Real-World Case Studies: Benefits of Indexing
The benefits of indexing are not just theoretical—many organizations have achieved significant performance improvements by leveraging effective indexing strategies.
- Example 1: An online retailer with a large catalog of products reduced query times from 10 seconds to 200 milliseconds by indexing product categories. This improvement not only enhanced the user experience but also contributed to a boost in sales due to faster load times.
- Example 2: A SaaS company handling a massive user base scaled its database to efficiently manage over 100 million records by implementing optimized indexing strategies. This allowed the company to continue growing without sacrificing query performance.
Trivia
- Fun Fact: Facebook uses MySQL extensively but optimizes it with custom features like TAO, a distributed data store, ensuring that their queries and data handling can scale at massive levels.
Conclusion: The Key to an Efficient MySQL Database
In conclusion, proper indexing is crucial for enhancing the speed, scalability, and resource utilization of MySQL databases. Well-designed indexes ensure that queries execute faster, enabling your application to handle larger datasets and provide better user experiences.

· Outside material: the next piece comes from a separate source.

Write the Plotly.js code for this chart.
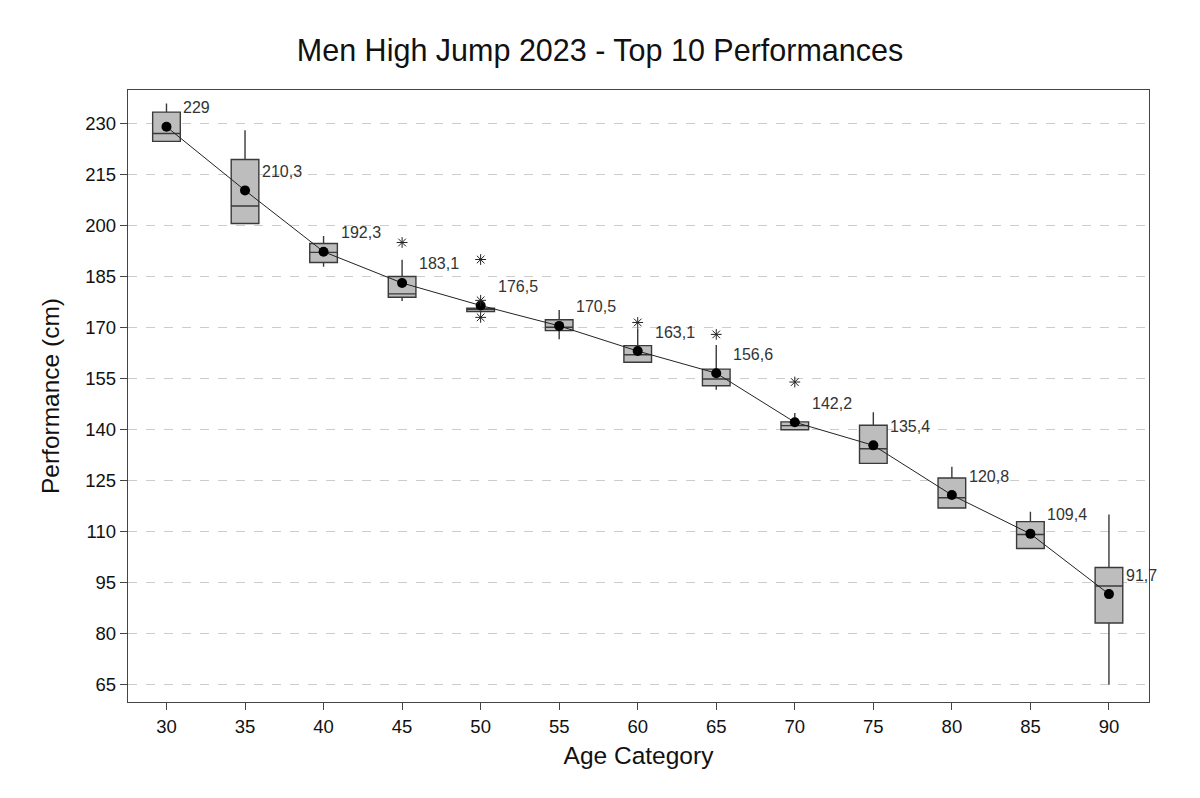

However, efficient indexing requires a balanced approach. Regularly revisit your database design to identify unused or redundant indexes, optimize multi-column index order, and use tools like EXPLAIN to analyze query performance. Over time, as your data grows and query patterns evolve, adapting your indexing strategy will keep your system running smoothly.
Trivia
- Fun Fact: The first version of MySQL, released in 1995, didn’t support indexing as robustly as it does today, marking a significant evolution in database optimization.